##### COLLECTED DATA

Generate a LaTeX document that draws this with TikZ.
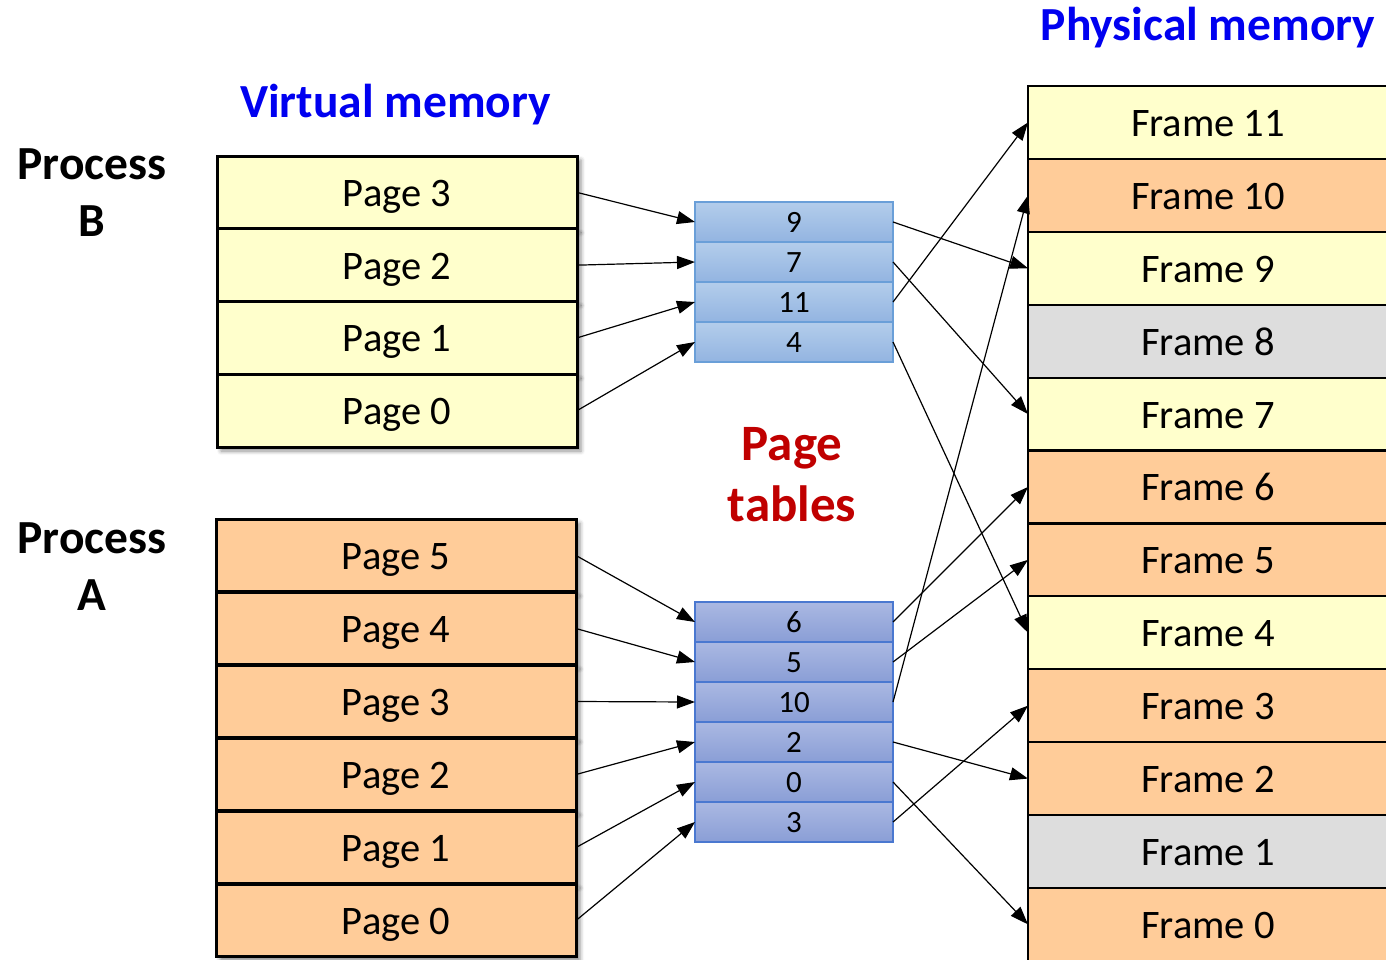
\documentclass[tikz,border=0pt]{standalone}
\usepackage{fontspec}
\setmainfont{Carlito}
\usetikzlibrary{arrows.meta,shadows.blur}

\definecolor{pgYellow}{HTML}{FFFFCC}
\definecolor{pgOrange}{HTML}{FFCC99}
\definecolor{pgGray}{HTML}{DDDDDD}
\definecolor{ptBtop}{HTML}{B3CDEB}
\definecolor{ptBbot}{HTML}{93B4E1}
\definecolor{ptBline}{HTML}{6A9FD8}
\definecolor{ptAtop}{HTML}{AAB8E2}
\definecolor{ptAbot}{HTML}{8A9ED6}
\definecolor{ptAline}{HTML}{4A78D0}
\definecolor{titleBlue}{HTML}{0000F0}
\definecolor{titleRed}{HTML}{C00000}

\begin{document}
\begin{tikzpicture}[x=1pt,y=-1pt,
  cell/.style={rectangle, inner sep=0pt, outer sep=0pt, text height=28pt, text depth=0pt,
    font=\fontsize{40.5}{48}\selectfont},
  vpage/.style={cell, draw=black, line width=3pt, minimum width=360pt, minimum height=72.8pt,
    blur shadow={shadow xshift=4pt, shadow yshift=-4pt, shadow blur radius=4pt, shadow opacity=45}},
  vpageB/.style={vpage, fill=pgYellow},
  vpageA/.style={vpage, fill=pgOrange},
  frame/.style={cell, draw=black, line width=2.2pt, minimum width=360pt, minimum height=72.9pt},
  ptcell/.style={rectangle, inner sep=0pt, outer sep=0pt, minimum width=198pt, minimum height=40pt,
    text height=20pt, text depth=0pt, font=\fontsize{31}{36}\selectfont, line width=1.5pt},
  ptB/.style={ptcell, draw=ptBline, top color=ptBtop, bottom color=ptBbot},
  ptA/.style={ptcell, draw=ptAline, top color=ptAtop, bottom color=ptAbot},
  heading/.style={inner sep=0pt, text=titleBlue, font=\fontsize{47.5}{57}\selectfont\bfseries},
  proclabel/.style={inner sep=0pt, align=center, font=\fontsize{47.5}{57}\selectfont\bfseries},
  ptlabel/.style={inner sep=0pt, align=center, text=titleRed, font=\fontsize{51}{61.7}\selectfont\bfseries},
  conn/.style={-{Triangle[length=18pt,width=13pt]}, line width=1.2pt}]

\useasboundingbox (0,0) rectangle (1386,959);
\clip (0,0) rectangle (1386,959);

% headings (multi-line nodes sit on the baseline of their last line)
\node[heading, anchor=base] (phys) at (1208,40.7) {Physical memory};
\node[heading, anchor=base] (virt) at (395.5,117.3) {Virtual memory};
\node[proclabel, anchor=base] (procB) at (92,236.7) {Process\\B};
\node[proclabel, anchor=base] (procA) at (92,610.7) {Process\\A};
\node[ptlabel, anchor=base] (ptl) at (792,521.7) {Page\\tables};

% virtual pages of process B
\foreach \n [count=\i from 0] in {3,2,1,0}
  \node[vpageB] (pb\n) at (397,192.4+72.75*\i) {Page \n};

% virtual pages of process A
\foreach \n [count=\i from 0] in {5,4,3,2,1,0}
  \node[vpageA] (pa\n) at (396,555.5+73*\i) {Page \n};

% page tables
\foreach \v [count=\i from 0] in {9,7,11,4}
  \node[ptB] (tb\i) at (794,222+40*\i) {\v};
\foreach \v [count=\i from 0] in {6,5,10,2,0,3}
  \node[ptA] (ta\i) at (794,622+40*\i) {\v};

% physical frames
\foreach \n/\c [count=\i from 0] in {11/pgYellow,10/pgOrange,9/pgYellow,8/pgGray,
    7/pgYellow,6/pgOrange,5/pgOrange,4/pgYellow,3/pgOrange,2/pgOrange,1/pgGray,0/pgOrange}
  \node[frame, fill=\c] (f\n) at (1208,122.45+72.9*\i) {Frame \n};

% pages to page-table entries
\draw[conn] (pb3.east) -- (tb0.west);
\draw[conn] (pb2.east) -- (tb1.west);
\draw[conn] (pb1.east) -- (tb2.west);
\draw[conn] (pb0.east) -- (tb3.west);
\draw[conn] (pa5.east) -- (ta0.west);
\draw[conn] (pa4.east) -- (ta1.west);
\draw[conn] (pa3.east) -- (ta2.west);
\draw[conn] (pa2.east) -- (ta3.west);
\draw[conn] (pa1.east) -- (ta4.west);
\draw[conn] (pa0.east) -- (ta5.west);

% page-table entries to frames
\draw[conn] (tb0.east) -- (f9.west);
\draw[conn] (tb1.east) -- (f7.west);
\draw[conn] (tb2.east) -- (f11.west);
\draw[conn] (tb3.east) -- (f4.west);
\draw[conn] (ta0.east) -- (f6.west);
\draw[conn] (ta1.east) -- (f5.west);
\draw[conn] (ta2.east) -- (f10.west);
\draw[conn] (ta3.east) -- (f2.west);
\draw[conn] (ta4.east) -- (f0.west);
\draw[conn] (ta5.east) -- (f3.west);
\end{tikzpicture}
\end{document}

##########

▶ OBJECTIVE
Copy out all of the material exactly as written, without its pictures.

▶ ANSWER BELOW
Generate a LaTeX document that draws this with TikZ.
\documentclass[tikz,border=0pt]{standalone}
\usepackage{fontspec}
\setmainfont{Carlito}
\usetikzlibrary{arrows.meta,shadows.blur}

\definecolor{pgYellow}{HTML}{FFFFCC}
\definecolor{pgOrange}{HTML}{FFCC99}
\definecolor{pgGray}{HTML}{DDDDDD}
\definecolor{ptBtop}{HTML}{B3CDEB}
\definecolor{ptBbot}{HTML}{93B4E1}
\definecolor{ptBline}{HTML}{6A9FD8}
\definecolor{ptAtop}{HTML}{AAB8E2}
\definecolor{ptAbot}{HTML}{8A9ED6}
\definecolor{ptAline}{HTML}{4A78D0}
\definecolor{titleBlue}{HTML}{0000F0}
\definecolor{titleRed}{HTML}{C00000}

\begin{document}
\begin{tikzpicture}[x=1pt,y=-1pt,
  cell/.style={rectangle, inner sep=0pt, outer sep=0pt, text height=28pt, text depth=0pt,
    font=\fontsize{40.5}{48}\selectfont},
  vpage/.style={cell, draw=black, line width=3pt, minimum width=360pt, minimum height=72.8pt,
    blur shadow={shadow xshift=4pt, shadow yshift=-4pt, shadow blur radius=4pt, shadow opacity=45}},
  vpageB/.style={vpage, fill=pgYellow},
  vpageA/.style={vpage, fill=pgOrange},
  frame/.style={cell, draw=black, line width=2.2pt, minimum width=360pt, minimum height=72.9pt},
  ptcell/.style={rectangle, inner sep=0pt, outer sep=0pt, minimum width=198pt, minimum height=40pt,
    text height=20pt, text depth=0pt, font=\fontsize{31}{36}\selectfont, line width=1.5pt},
  ptB/.style={ptcell, draw=ptBline, top color=ptBtop, bottom color=ptBbot},
  ptA/.style={ptcell, draw=ptAline, top color=ptAtop, bottom color=ptAbot},
  heading/.style={inner sep=0pt, text=titleBlue, font=\fontsize{47.5}{57}\selectfont\bfseries},
  proclabel/.style={inner sep=0pt, align=center, font=\fontsize{47.5}{57}\selectfont\bfseries},
  ptlabel/.style={inner sep=0pt, align=center, text=titleRed, font=\fontsize{51}{61.7}\selectfont\bfseries},
  conn/.style={-{Triangle[length=18pt,width=13pt]}, line width=1.2pt}]

\useasboundingbox (0,0) rectangle (1386,959);
\clip (0,0) rectangle (1386,959);

% headings (multi-line nodes sit on the baseline of their last line)
\node[heading, anchor=base] (phys) at (1208,40.7) {Physical memory};
\node[heading, anchor=base] (virt) at (395.5,117.3) {Virtual memory};
\node[proclabel, anchor=base] (procB) at (92,236.7) {Process\\B};
\node[proclabel, anchor=base] (procA) at (92,610.7) {Process\\A};
\node[ptlabel, anchor=base] (ptl) at (792,521.7) {Page\\tables};

% virtual pages of process B
\foreach \n [count=\i from 0] in {3,2,1,0}
  \node[vpageB] (pb\n) at (397,192.4+72.75*\i) {Page \n};

% virtual pages of process A
\foreach \n [count=\i from 0] in {5,4,3,2,1,0}
  \node[vpageA] (pa\n) at (396,555.5+73*\i) {Page \n};

% page tables
\foreach \v [count=\i from 0] in {9,7,11,4}
  \node[ptB] (tb\i) at (794,222+40*\i) {\v};
\foreach \v [count=\i from 0] in {6,5,10,2,0,3}
  \node[ptA] (ta\i) at (794,622+40*\i) {\v};

% physical frames
\foreach \n/\c [count=\i from 0] in {11/pgYellow,10/pgOrange,9/pgYellow,8/pgGray,
    7/pgYellow,6/pgOrange,5/pgOrange,4/pgYellow,3/pgOrange,2/pgOrange,1/pgGray,0/pgOrange}
  \node[frame, fill=\c] (f\n) at (1208,122.45+72.9*\i) {Frame \n};

% pages to page-table entries
\draw[conn] (pb3.east) -- (tb0.west);
\draw[conn] (pb2.east) -- (tb1.west);
\draw[conn] (pb1.east) -- (tb2.west);
\draw[conn] (pb0.east) -- (tb3.west);
\draw[conn] (pa5.east) -- (ta0.west);
\draw[conn] (pa4.east) -- (ta1.west);
\draw[conn] (pa3.east) -- (ta2.west);
\draw[conn] (pa2.east) -- (ta3.west);
\draw[conn] (pa1.east) -- (ta4.west);
\draw[conn] (pa0.east) -- (ta5.west);

% page-table entries to frames
\draw[conn] (tb0.east) -- (f9.west);
\draw[conn] (tb1.east) -- (f7.west);
\draw[conn] (tb2.east) -- (f11.west);
\draw[conn] (tb3.east) -- (f4.west);
\draw[conn] (ta0.east) -- (f6.west);
\draw[conn] (ta1.east) -- (f5.west);
\draw[conn] (ta2.east) -- (f10.west);
\draw[conn] (ta3.east) -- (f2.west);
\draw[conn] (ta4.east) -- (f0.west);
\draw[conn] (ta5.east) -- (f3.west);
\end{tikzpicture}
\end{document}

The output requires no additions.